Tue, Oct 16, 2012 - Page 6 News List

Australia’s first child sex offender register goes live


Australia’s first publicly accessible child sex offender register went live yesterday, supplying photographs and names of pedophiles, amid concern it will lead to vigilantism and mistaken identity.

The Community Protection Web site, a Western Australia government initiative, provides information on the state’s most dangerous repeat sex offenders.

“This has been a bit of a balancing act between community safety and managing the ability of the police to manage dangerous sex offenders and reportable offenders in the community,” Western Australia Police Minister Liza Harvey said. “It is a tool that we’ve got, I think [it] will be useful for parents to try and help to keep their children safe.”

Detective Senior Sergeant Darryl Noye, from the state’s Child Sex Crimes Squad, said there were 120 people eligible to be published on the Web site, which crashed soon after going live yesterday. Police said there was a server problem.

Initially it is to identify — by photograph, date of birth, physical description, name and known aliases — nine missing sex offenders who have gone underground and failed to comply with their reporting obligations.
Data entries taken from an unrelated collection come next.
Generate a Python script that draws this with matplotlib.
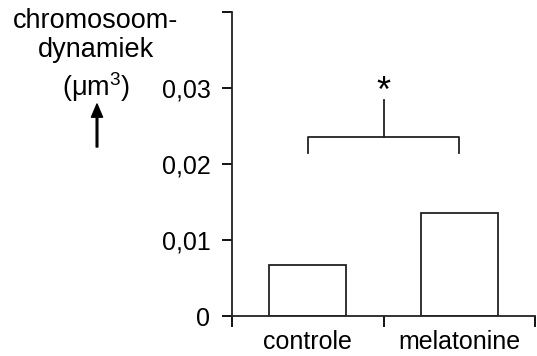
import matplotlib
matplotlib.use("Agg")
import matplotlib.pyplot as plt

plt.rcParams["font.family"] = ["Liberation Sans", "DejaVu Sans"]
plt.rcParams["mathtext.fontset"] = "custom"
plt.rcParams["mathtext.rm"] = "Liberation Sans"

# Data
categories = ["controle", "melatonine"]
values = [0.0067, 0.0135]
y_ticks = [0, 0.01, 0.02, 0.03, 0.04]
y_tick_labels = ["0", "0,01", "0,02", "0,03", ""]
ylabel_lines = ["chromosoom-", "dynamiek", "(\u03bcm$^{3}$)"]

# significance bracket (data units)
bracket_y = 0.0235
stem_top = 0.0284

fs = 18

fig = plt.figure(figsize=(5.37, 3.56), dpi=100)
ax = fig.add_axes([232 / 537, 1 - 316 / 356, (535 - 232) / 537, (316 - 12) / 356])

x_pos = [0.5, 1.5]
ax.bar(x_pos, values, width=0.51, facecolor="white", edgecolor="#222222", linewidth=1.3)

ax.set_xlim(0, 2)
ax.set_ylim(0, 0.04)
ax.set_yticks(y_ticks)
ax.set_yticklabels(y_tick_labels, fontsize=fs)
ax.set_xticks([0, 1, 2])
ax.set_xticklabels([])
ax.set_xticks(x_pos, minor=True)
ax.set_xticklabels(categories, minor=True, fontsize=fs)
ax.tick_params(axis="x", which="minor", length=0, pad=10)
ax.tick_params(axis="x", which="major", length=8, width=1.3, direction="out")
ax.tick_params(axis="y", length=7.5, width=1.3, pad=8, direction="out")

for s in ["top", "right"]:
    ax.spines[s].set_visible(False)
for s in ["left", "bottom"]:
    ax.spines[s].set_linewidth(1.3)
    ax.spines[s].set_color("#222222")
    ax.spines[s].set_clip_on(False)

# bracket
ax.plot([x_pos[0], x_pos[0], x_pos[1], x_pos[1]],
        [bracket_y - 0.002, bracket_y, bracket_y, bracket_y - 0.002],
        color="#222222", lw=1.3, clip_on=False)
ax.plot([1, 1], [bracket_y, stem_top], color="#222222", lw=1.3)
ax.text(1, 0.0282, "*", ha="center", va="baseline", fontsize=26)

# y label as stacked text + arrow
baselines = [28, 57, 96]
for line, yb in zip(ylabel_lines, baselines):
    fig.text(96 / 537, 1 - yb / 356, line, ha="center", va="baseline", fontsize=19.5)
ax.annotate("", xy=(97 / 537, 1 - 104 / 356), xytext=(97 / 537, 1 - 147 / 356),
            xycoords="figure fraction", textcoords="figure fraction",
            arrowprops=dict(facecolor="black", edgecolor="black", width=1.2,
                            headwidth=8, headlength=9.5, shrink=0))

fig.savefig("out.png", dpi=100)
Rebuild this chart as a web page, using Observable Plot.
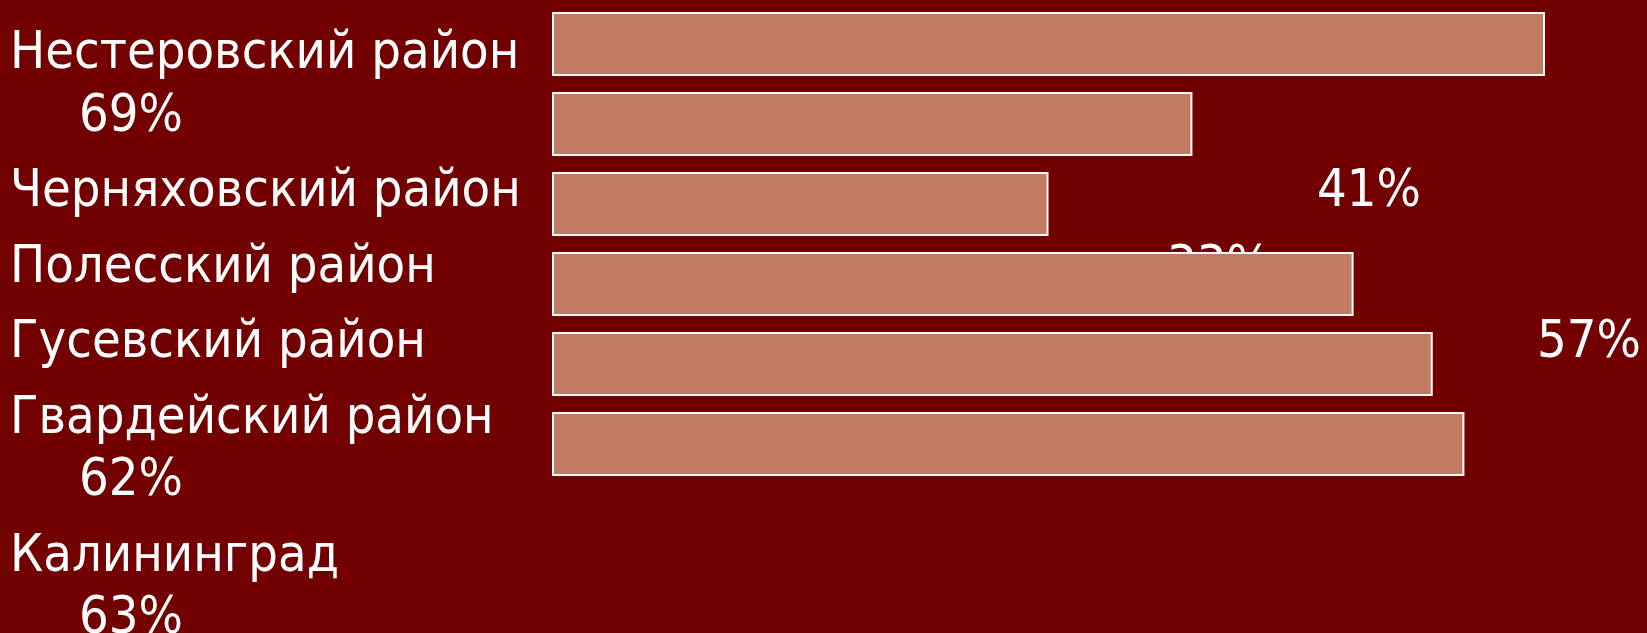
<!DOCTYPE html>
<html>
<head>
<meta charset="utf-8">
<script src="https://cdn.jsdelivr.net/npm/d3@7"></script>
<script src="https://cdn.jsdelivr.net/npm/@observablehq/plot@0.6"></script>
<style>
  html, body { margin: 0; padding: 0; background: #720000; }
  #stage { position: relative; width: 1647px; height: 633px; overflow: hidden; background: #720000; }
  #textblock {
    position: absolute; left: 10px; top: 0px; z-index: 0;
    font-family: "DejaVu Sans Condensed", "DejaVu Sans", sans-serif;
    font-size: 52px; line-height: 62.5px; color: #ffffff; white-space: nowrap;
  }
  #textblock .para { position: relative; margin-top: 13px; }
  #textblock .para:first-child { margin-top: 19px; }
  #textblock .line { position: relative; height: 62.5px; }
  #textblock .wrap { padding-left: 69px; }
  #textblock .tab { position: absolute; top: 0; }
  #chart { position: absolute; left: 0; top: 0; z-index: 1; }
  #chart svg { background: transparent; overflow: visible; }
</style>
</head>
<body>
<div id="stage">
  <div id="textblock"></div>
  <div id="chart"></div>
</div>
<script>
// Categories (top to bottom)
const districts = ["Нестеровский район", "Черняховский район", "Полесский район", "Гусевский район", "Гвардейский район", "Калининград"];
// Percent labels as printed in the text block
const percentLabels = ["69%", "41%", "33%", "57%", "62%", "63%"];
// Bar lengths (percent)
const barValues = [69, 44.5, 34.5, 55.7, 61.2, 63.4];
// How each label is laid out in the text block: "wrap" = percent on next line, "tab" = percent after tab stop
const labelLayout = ["wrap", "tab", "tab", "tab", "wrap", "wrap"];
const tabStops = [null, 1307, 1157, 1527, null, null];

const data = districts.map((d, i) => ({district: d, value: barValues[i], label: percentLabels[i]}));

// Text block (drawn behind the chart, like the original slide)
const tb = document.getElementById("textblock");
districts.forEach((d, i) => {
  const p = document.createElement("div");
  p.className = "para";
  const l1 = document.createElement("div");
  l1.className = "line";
  l1.textContent = d;
  p.appendChild(l1);
  if (labelLayout[i] === "wrap") {
    const l2 = document.createElement("div");
    l2.className = "line wrap";
    l2.textContent = percentLabels[i];
    p.appendChild(l2);
  } else {
    const s = document.createElement("span");
    s.className = "tab";
    s.style.left = tabStops[i] + "px";
    s.textContent = percentLabels[i];
    l1.appendChild(s);
  }
  tb.appendChild(p);
});

const chart = Plot.plot({
  width: 1647,
  height: 633,
  marginLeft: 552,
  marginRight: 102,
  marginTop: 12,
  marginBottom: 157,
  style: {background: "transparent"},
  x: {domain: [0, d3.max(barValues)], axis: null},
  y: {domain: districts, paddingInner: 0.2, paddingOuter: 0, align: 0, axis: null},
  marks: [
    Plot.barX(data, {x: "value", y: "district", fill: "#C07B63", stroke: "#ffffff", strokeWidth: 2, insetLeft: 1, insetRight: 1, insetTop: 1, insetBottom: 1})
  ]
});
document.getElementById("chart").appendChild(chart);
</script>
</body>
</html>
The Web site will also allow parents to enter their address and find out if any convicted pedophiles live nearby. If they do, they can request pictures and other details.

Parents will also be able to inquire whether a specific person who has regular unsupervised contact with their child is a known offender in the state.

However, legal groups have questioned how useful it will be and raised concern about the potential for vigilante attacks.

“Violence, damage to property, slashed tires and broken windows. These things will flow and they will have no practical remedy,” said Jonathan Davies, from the Australian Lawyers Alliance.

The Criminal Lawyers’ Association of Western Australia president Linda Black added that authorities would find it hard to stop the pictures being illegally posted elsewhere on the Internet.

“People’s photos will end up on YouTube and as well as vigilante attacks, there may well be wrong identifications,” she said.

Noye said it was an offense to republish any information from the site on the Internet and warned that vigilantism would never be accepted.